When Russo took charge there was an immediate insistence on clean stores (Harper, 2015). The shop fit-outs were ageing and store layouts were confusing and unappealing. He set about making massive changes to stores, and as a result, a bold new store layout was launched that divides the store by rooms in the home rather than by categories. The approach is unique in the retail sector and is said to be “more intuitive, easy to navigate, and encourages some serious impulse buying” (Harper 2015).
New cut-price-chic product range.
A shift in product offer was also identified as a key factor to enhancing customer satisfaction.
Driven by a top down approach (Iaobucci, 2014:91), the company saw the need for change when brand tracking showed that customers loved shopping the brand, but they were reluctant to tell others that they shopped there (Burrowes, 2013).
With a focus on “suburban street style” and a more streamlined “back to basics” product range (Burrowes, 2013), Kmart’s own store brand was introduced to replace many of the big brands.
Brand association overhaul.
The distinctive in-store physical space, new product range, along with the everyday low price strategy was gloriously launched to the market with a heavy marketing spend.
The heritage of the logo brought with it a high level of customer awareness, so it remained unchanged while the brand associations were evolved to enhance loyalty.
Marketing and advertising campaigns moved the brand away from targeting everyone, to speak specifically to mothers and the brand personality ignited through simplified TV spots featuring just a handful of products and a catchy pop song to draw attention to the low price strategy.
Social media has also been incredibly effective for the brand. “Kmart hacks” (Burrowes, 2013) and DIY home styling ideas trend often from content generated by women to share with like-minded Kmart fans.
The result has been the dawn of an authentic online community, shifting customer expectations of quality, and ultimately establishing Kmart as an aspirational brand.

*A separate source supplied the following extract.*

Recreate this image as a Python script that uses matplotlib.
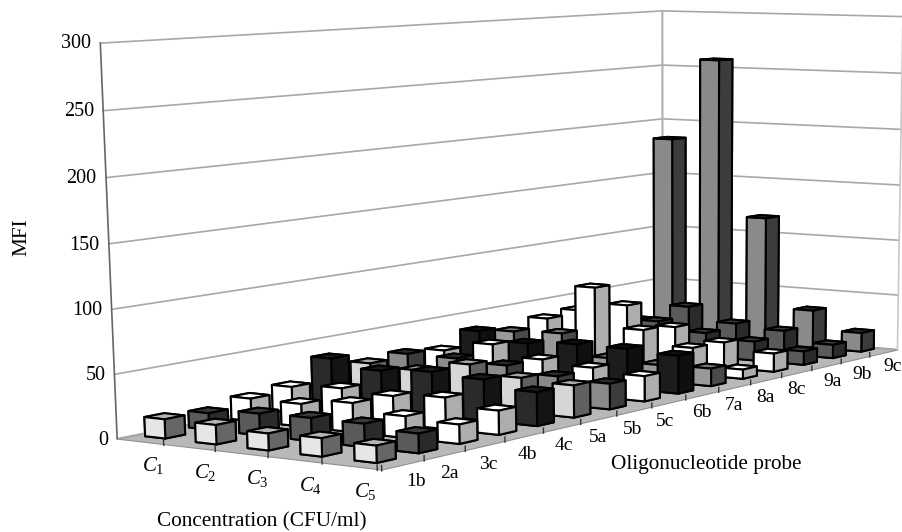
import numpy as np
import matplotlib
matplotlib.use('Agg')
import matplotlib.pyplot as plt
from mpl_toolkits.mplot3d import proj3d
from mpl_toolkits.mplot3d.art3d import Poly3DCollection

plt.rcParams['font.family'] = ['Liberation Serif']
plt.rcParams['mathtext.fontset'] = 'custom'
plt.rcParams['mathtext.rm'] = 'Liberation Serif'
plt.rcParams['mathtext.it'] = 'Liberation Serif:italic'

probes = ['1b','2a','3c','4b','4c','5a','5b','5c','6b','7a','8a','8c','9a','9b','9c']
concentrations = ['$C_1$','$C_2$','$C_3$','$C_4$','$C_5$']
z_ticks = [0,50,100,150,200,250,300]

# values, one list per concentration
c1_values = [15,13,18,21,38,28,30,27,38,32,38,40,25,20,184]
c2_values = [15,17,18,24,32,26,30,36,31,34,69,48,28,36,258]
c3_values = [13,18,23,22,35,35,28,27,34,16,35,32,21,24,116]
c4_values = [14,18,17,25,33,28,23,24,34,14,23,22,17,21,34]
c5_values = [13,15,15,19,27,26,21,21,32,15,8,16,12,12,17]
values = [c1_values,c2_values,c3_values,c4_values,c5_values]

probe_shade = ['light','dark','white','white','black','pale','grey','white','ink','mid','white','white','dark','dark','grey']
# left face, top face, right face
shades = {'white':('#ffffff','#ffffff','#adadad'),
          'light':('#e6e6e6','#b5b5b5','#666666'),
          'pale':('#d6d6d6','#a8a8a8','#606060'),
          'dark':('#5a5a5a','#3a3a3a','#2a2a2a'),
          'black':('#2a2a2a','#1a1a1a','#141414'),
          'ink':('#1c1c1c','#111111','#0f0f0f'),
          'grey':('#8a8a8a','#2a2a2a','#3c3c3c'),
          'mid':('#999999','#777777','#4a4a4a')}

# how far each probe label sits from its place along the axis
probe_label_shift = [0,-.2,-.22,-.22,-.26,-.32,-.35,-.42,-.3,-.33,-.32,-.3,-.1,-.05,.03]

fig = plt.figure(figsize=(9.02,5.32),dpi=100)
# camera found by fitting the wall corners of the picture
ax = fig.add_axes([356.64/902,-524.17/532,614.695/902,614.695/532],projection='3d',computed_zorder=False)
ax.view_init(14.462,-146.969,0.0312625)
ax.set_box_aspect((np.exp(0.944926),np.exp(-0.14898),1),zoom=np.exp(0.525564))
ax.set_xlim(5.46994-7.5,5.46994+7.5)
ax.set_ylim(-1.37474-2.5,-1.37474+2.5)
ax.set_zlim(-256.154-150,-256.154+150)
ax.set_axis_off()
ax.patch.set_alpha(0)

def label(x,y,z,text,**kw):
    # project by hand so the label is plain 2d text
    u,v,_ = proj3d.proj_transform(x,y,z,ax.get_proj())
    fig.text(u,v,text,transform=ax.transData,ha=kw.pop('ha','center'),va='center',**kw)

# floor and walls
floor = [[(0,0,0),(15,0,0),(15,5,0),(0,5,0)]]
ax.add_collection3d(Poly3DCollection(floor,facecolor='#b8b8b8',edgecolor='#909090',linewidth=.8,zorder=1,clip_on=False))
for z in z_ticks:
    ax.plot([0,15,15],[5,5,0],[z,z,z],color='#a8a8a8',lw=1.2,zorder=2,clip_on=False)
ax.plot([15,15],[5,5],[0,300],color='#b0b0b0',lw=1.5,zorder=2,clip_on=False)
ax.plot([15,15],[0,0],[0,300],color='#c8c8c8',lw=1.2,zorder=2,clip_on=False)
ax.plot([0,0],[5,5],[0,300],color='#666666',lw=1.2,zorder=2,clip_on=False)

# tick marks at the front edges
for i in range(len(probes)):
    ax.plot([i,i],[0,0],[3,-1],color='#333333',lw=1,zorder=3,clip_on=False)
for j in range(len(concentrations)):
    ax.plot([0,0],[4-j+.08,4-j+.08],[3,-1],color='#333333',lw=1,zorder=3,clip_on=False)

# far bars first, so nearer ones paint over them
order = 10
for i in range(len(probes)-1,-1,-1):
    for j in range(len(concentrations)):
        left,top,right = shades[probe_shade[i]]
        ax.bar3d(i+.4,4-j+.4,0,.45,.4,values[j][i],color=[left,top,right,right,left,right],
                 edgecolor='black',linewidth=1.5,shade=False,zorder=order,clip_on=False)
        order += 1

for z in z_ticks:
    label(-.2,5,z,str(z),ha='right',fontsize=14.5)
for j,c in enumerate(concentrations):
    label(0,4-j+.3,-18,c,fontsize=15)
for i,p in enumerate(probes):
    label(i+.8+probe_label_shift[i],0,-15,p,fontsize=14)

fig.text(22/902,1-237/532,'MFI',rotation=90,ha='center',va='center',fontsize=15.3)
fig.text(262/902,1-522/532,'Concentration (CFU/ml)',ha='center',va='center',fontsize=15.3)
fig.text(706/902,1-464/532,'Oligonucleotide probe',ha='center',va='center',fontsize=15.3)
fig.savefig('out.png',dpi=100)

Mr Goyder, Westfarmers Managing Director, said Kmart had won market share from “a broad range of competitors, not just Target” (Low, 2016) and he is convinced the two brands could grow at the same time.
I suppose time will tell. Long live #karget.
Burrowes T (2013) ‘Making Kmart Irresistable’ Mumbrella, 10 September, viewed 20 May https://mumbrella.com.au/making-kmart-irresistible-177408
Harper J (2015) ‘Kmart chief Guy Russo is a man for all seasons’ Herald Sun, 24 December, viewed 10 May <http://www.heraldsun.com.au/business/kmart-chief-guy-russo-is-a-man-for-all-seasons/story-fni0dcne-1226789086424>
Hatch P. (2016)’Target and Kmart merger will lose sales to Big W, Westfarmers warned’ Sydney Morning Herald, 20 April, viewed 10 May http://www.smh.com.au/business/retail/target-and-kmart-merger-will-lose-sales-to-big-w-wesfarmers-warned-20160419-go9stk.html#ixzz49fEA8aTi
Iacobucci D. (2014) ‘Marketing Management (MM4)’, South-Western, Cenage Learning, Mason USA, 4th Edition, p26-64.
Low C (2016) ‘Karget will lead to smaller Target and bigger Kmart’ Sydney Morning Herald , 21 April, viewed 14 May http://www.smh.com.au/business/retail/karget-will-lead-to-smaller-target-and-bigger-kmart-20160421-gobrlg.html#ixzz49fDpJeUw
Rubio N, Villasenor N & Oubina J (2015) ‘Consumer identification with store brands: differences between consumers according to their brand loyalty’, Business Research Quarterly, April-June, Vol, 18 Issue 2, p11-126.
Smith, G, Saker, J, 1992, “Developing Marketing Strategy in the Not-for-Profit Sector’, Library Management, vol. 13.4, no. 6.